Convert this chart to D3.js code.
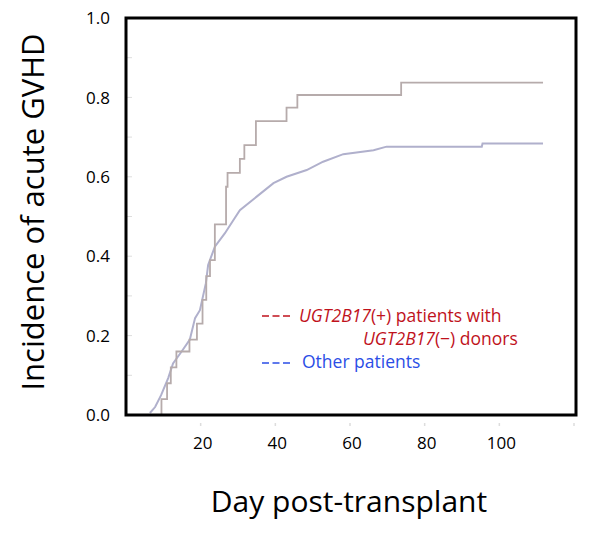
<!DOCTYPE html>
<html><head><meta charset="utf-8">
<script src="https://cdn.jsdelivr.net/npm/d3@7"></script>
<style>body{margin:0;background:#fff}svg{display:block}text{font-family:"Open Sans","Noto Sans",sans-serif}</style>
</head><body><svg id="c" width="601" height="533"></svg>
<script>
// Data (day, cumulative incidence)
const redDays   = [0, 9.5, 11, 12, 13.5, 17, 19, 20.5, 21.5, 22.5, 23.8, 26.8, 27.2, 30.5, 31.7, 34.8, 43.0, 45.9, 73.7, 111.7];
const redValues = [0, 0.04, 0.08, 0.12, 0.16, 0.19, 0.23, 0.29, 0.35, 0.39, 0.48, 0.575, 0.61, 0.645, 0.68, 0.74, 0.774, 0.806, 0.837, 0.837];
const blueDays   = [6.4, 7.8, 9.4, 11.3, 12.6, 14.9, 17.1, 18.5, 19.8, 21.4, 22.0, 23.8, 26.5, 28.7, 30.5, 35.0, 39.5, 43.0, 48.4, 52.8, 58.2, 66.3, 69.8, 95.3, 95.5, 111.7];
const blueValues = [0.005, 0.02, 0.05, 0.093, 0.13, 0.16, 0.19, 0.244, 0.264, 0.332, 0.378, 0.424, 0.458, 0.49, 0.516, 0.55, 0.584, 0.60, 0.617, 0.638, 0.657, 0.667, 0.676, 0.676, 0.684, 0.684];
const xTicks = [20, 40, 60, 80, 100];
const yTicks = [0, 0.2, 0.4, 0.6, 0.8, 1.0];
const yMinor = [0.1, 0.3, 0.5, 0.7, 0.9];
const legendRed = ["UGT2B17", "(+) patients with", "UGT2B17", "(\u2212) donors"];
const legendBlue = "Other patients";

const svg = d3.select("#c");
const x = d3.scaleLinear().domain([0, 120]).range([126, 574]);
const y = d3.scaleLinear().domain([0, 1]).range([415, 18]);

// faint ticks inside left
svg.append("g").selectAll("line").data(yTicks.concat(yMinor)).join("line")
  .attr("x1", 127).attr("x2", 132).attr("y1", d => y(d)).attr("y2", d => y(d))
  .attr("stroke", "#ddd").attr("stroke-width", 1);
// faint ticks below x axis
svg.append("g").selectAll("line").data([20,40,60,80,100,120]).join("line")
  .attr("x1", d => x(d)).attr("x2", d => x(d)).attr("y1", 423).attr("y2", 426)
  .attr("stroke", "#ddd").attr("stroke-width", 1.5);

const redData = redDays.map((d, i) => [d, redValues[i]]);
const blueData = blueDays.map((d, i) => [d, blueValues[i]]);
const stepLine = d3.line().x(d => x(d[0])).y(d => y(d[1])).curve(d3.curveStepAfter);
const smoothLine = d3.line().x(d => x(d[0])).y(d => y(d[1])).curve(d3.curveLinear);

svg.append("path").datum(blueData).attr("d", smoothLine)
  .attr("fill", "none").attr("stroke", "#b0b0cc").attr("stroke-width", 2);
svg.append("path").datum(redData).attr("d", stepLine)
  .attr("fill", "none").attr("stroke", "#b6abab").attr("stroke-width", 1.8);

// frame
svg.append("rect").attr("x", 126).attr("y", 18).attr("width", 450).attr("height", 397)
  .attr("fill", "none").attr("stroke", "#000").attr("stroke-width", 3);

// y tick labels
svg.append("g").selectAll("text").data(yTicks).join("text")
  .attr("x", 110).attr("y", d => y(d)).attr("dy", "0.36em")
  .attr("text-anchor", "end").attr("font-size", 17).attr("fill", "#000")
  .text(d => d3.format(".1f")(d));
// x tick labels
svg.append("g").selectAll("text").data(xTicks).join("text")
  .attr("x", d => x(d) + 2).attr("y", 449)
  .attr("text-anchor", "middle").attr("font-size", 17).attr("fill", "#000")
  .text(d => d);

// axis titles
svg.append("text").attr("transform", "translate(44,212) rotate(-90)")
  .attr("text-anchor", "middle").attr("font-size", 31).attr("fill", "#000")
  .text("Incidence of acute GVHD");
svg.append("text").attr("x", 349).attr("y", 512)
  .attr("text-anchor", "middle").attr("font-size", 30).attr("fill", "#000")
  .text("Day post-transplant");

// legend
const red = "#c0121c", blue = "#2b4ee6";
svg.append("line").attr("x1", 262).attr("x2", 290).attr("y1", 316).attr("y2", 316)
  .attr("stroke", red).attr("stroke-width", 1.4).attr("stroke-dasharray", "7,3.5");
svg.append("line").attr("x1", 262).attr("x2", 290).attr("y1", 363).attr("y2", 363)
  .attr("stroke", blue).attr("stroke-width", 1.4).attr("stroke-dasharray", "7,3.5");
const t1 = svg.append("text").attr("x", 299).attr("y", 322).attr("font-size", 17.5).attr("fill", red);
t1.append("tspan").attr("font-style", "italic").text(legendRed[0]);
t1.append("tspan").text(legendRed[1]);
const t2 = svg.append("text").attr("x", 363).attr("y", 345).attr("font-size", 17.5).attr("fill", red);
t2.append("tspan").attr("font-style", "italic").text(legendRed[2]);
t2.append("tspan").text(legendRed[3]);
svg.append("text").attr("x", 302).attr("y", 368).attr("font-size", 17.5).attr("fill", blue).text(legendBlue);
</script></body></html>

• **The problem**
Write out the material above again, word for word, minus its pictures.

• **Complete answer**
Convert this chart to D3.js code.
<!DOCTYPE html>
<html><head><meta charset="utf-8">
<script src="https://cdn.jsdelivr.net/npm/d3@7"></script>
<style>body{margin:0;background:#fff}svg{display:block}text{font-family:"Open Sans","Noto Sans",sans-serif}</style>
</head><body><svg id="c" width="601" height="533"></svg>
<script>
// Data (day, cumulative incidence)
const redDays   = [0, 9.5, 11, 12, 13.5, 17, 19, 20.5, 21.5, 22.5, 23.8, 26.8, 27.2, 30.5, 31.7, 34.8, 43.0, 45.9, 73.7, 111.7];
const redValues = [0, 0.04, 0.08, 0.12, 0.16, 0.19, 0.23, 0.29, 0.35, 0.39, 0.48, 0.575, 0.61, 0.645, 0.68, 0.74, 0.774, 0.806, 0.837, 0.837];
const blueDays   = [6.4, 7.8, 9.4, 11.3, 12.6, 14.9, 17.1, 18.5, 19.8, 21.4, 22.0, 23.8, 26.5, 28.7, 30.5, 35.0, 39.5, 43.0, 48.4, 52.8, 58.2, 66.3, 69.8, 95.3, 95.5, 111.7];
const blueValues = [0.005, 0.02, 0.05, 0.093, 0.13, 0.16, 0.19, 0.244, 0.264, 0.332, 0.378, 0.424, 0.458, 0.49, 0.516, 0.55, 0.584, 0.60, 0.617, 0.638, 0.657, 0.667, 0.676, 0.676, 0.684, 0.684];
const xTicks = [20, 40, 60, 80, 100];
const yTicks = [0, 0.2, 0.4, 0.6, 0.8, 1.0];
const yMinor = [0.1, 0.3, 0.5, 0.7, 0.9];
const legendRed = ["UGT2B17", "(+) patients with", "UGT2B17", "(\u2212) donors"];
const legendBlue = "Other patients";

const svg = d3.select("#c");
const x = d3.scaleLinear().domain([0, 120]).range([126, 574]);
const y = d3.scaleLinear().domain([0, 1]).range([415, 18]);

// faint ticks inside left
svg.append("g").selectAll("line").data(yTicks.concat(yMinor)).join("line")
  .attr("x1", 127).attr("x2", 132).attr("y1", d => y(d)).attr("y2", d => y(d))
  .attr("stroke", "#ddd").attr("stroke-width", 1);
// faint ticks below x axis
svg.append("g").selectAll("line").data([20,40,60,80,100,120]).join("line")
  .attr("x1", d => x(d)).attr("x2", d => x(d)).attr("y1", 423).attr("y2", 426)
  .attr("stroke", "#ddd").attr("stroke-width", 1.5);

const redData = redDays.map((d, i) => [d, redValues[i]]);
const blueData = blueDays.map((d, i) => [d, blueValues[i]]);
const stepLine = d3.line().x(d => x(d[0])).y(d => y(d[1])).curve(d3.curveStepAfter);
const smoothLine = d3.line().x(d => x(d[0])).y(d => y(d[1])).curve(d3.curveLinear);

svg.append("path").datum(blueData).attr("d", smoothLine)
  .attr("fill", "none").attr("stroke", "#b0b0cc").attr("stroke-width", 2);
svg.append("path").datum(redData).attr("d", stepLine)
  .attr("fill", "none").attr("stroke", "#b6abab").attr("stroke-width", 1.8);

// frame
svg.append("rect").attr("x", 126).attr("y", 18).attr("width", 450).attr("height", 397)
  .attr("fill", "none").attr("stroke", "#000").attr("stroke-width", 3);

// y tick labels
svg.append("g").selectAll("text").data(yTicks).join("text")
  .attr("x", 110).attr("y", d => y(d)).attr("dy", "0.36em")
  .attr("text-anchor", "end").attr("font-size", 17).attr("fill", "#000")
  .text(d => d3.format(".1f")(d));
// x tick labels
svg.append("g").selectAll("text").data(xTicks).join("text")
  .attr("x", d => x(d) + 2).attr("y", 449)
  .attr("text-anchor", "middle").attr("font-size", 17).attr("fill", "#000")
  .text(d => d);

// axis titles
svg.append("text").attr("transform", "translate(44,212) rotate(-90)")
  .attr("text-anchor", "middle").attr("font-size", 31).attr("fill", "#000")
  .text("Incidence of acute GVHD");
svg.append("text").attr("x", 349).attr("y", 512)
  .attr("text-anchor", "middle").attr("font-size", 30).attr("fill", "#000")
  .text("Day post-transplant");

// legend
const red = "#c0121c", blue = "#2b4ee6";
svg.append("line").attr("x1", 262).attr("x2", 290).attr("y1", 316).attr("y2", 316)
  .attr("stroke", red).attr("stroke-width", 1.4).attr("stroke-dasharray", "7,3.5");
svg.append("line").attr("x1", 262).attr("x2", 290).attr("y1", 363).attr("y2", 363)
  .attr("stroke", blue).attr("stroke-width", 1.4).attr("stroke-dasharray", "7,3.5");
const t1 = svg.append("text").attr("x", 299).attr("y", 322).attr("font-size", 17.5).attr("fill", red);
t1.append("tspan").attr("font-style", "italic").text(legendRed[0]);
t1.append("tspan").text(legendRed[1]);
const t2 = svg.append("text").attr("x", 363).attr("y", 345).attr("font-size", 17.5).attr("fill", red);
t2.append("tspan").attr("font-style", "italic").text(legendRed[2]);
t2.append("tspan").text(legendRed[3]);
svg.append("text").attr("x", 302).attr("y", 368).attr("font-size", 17.5).attr("fill", blue).text(legendBlue);
</script></body></html>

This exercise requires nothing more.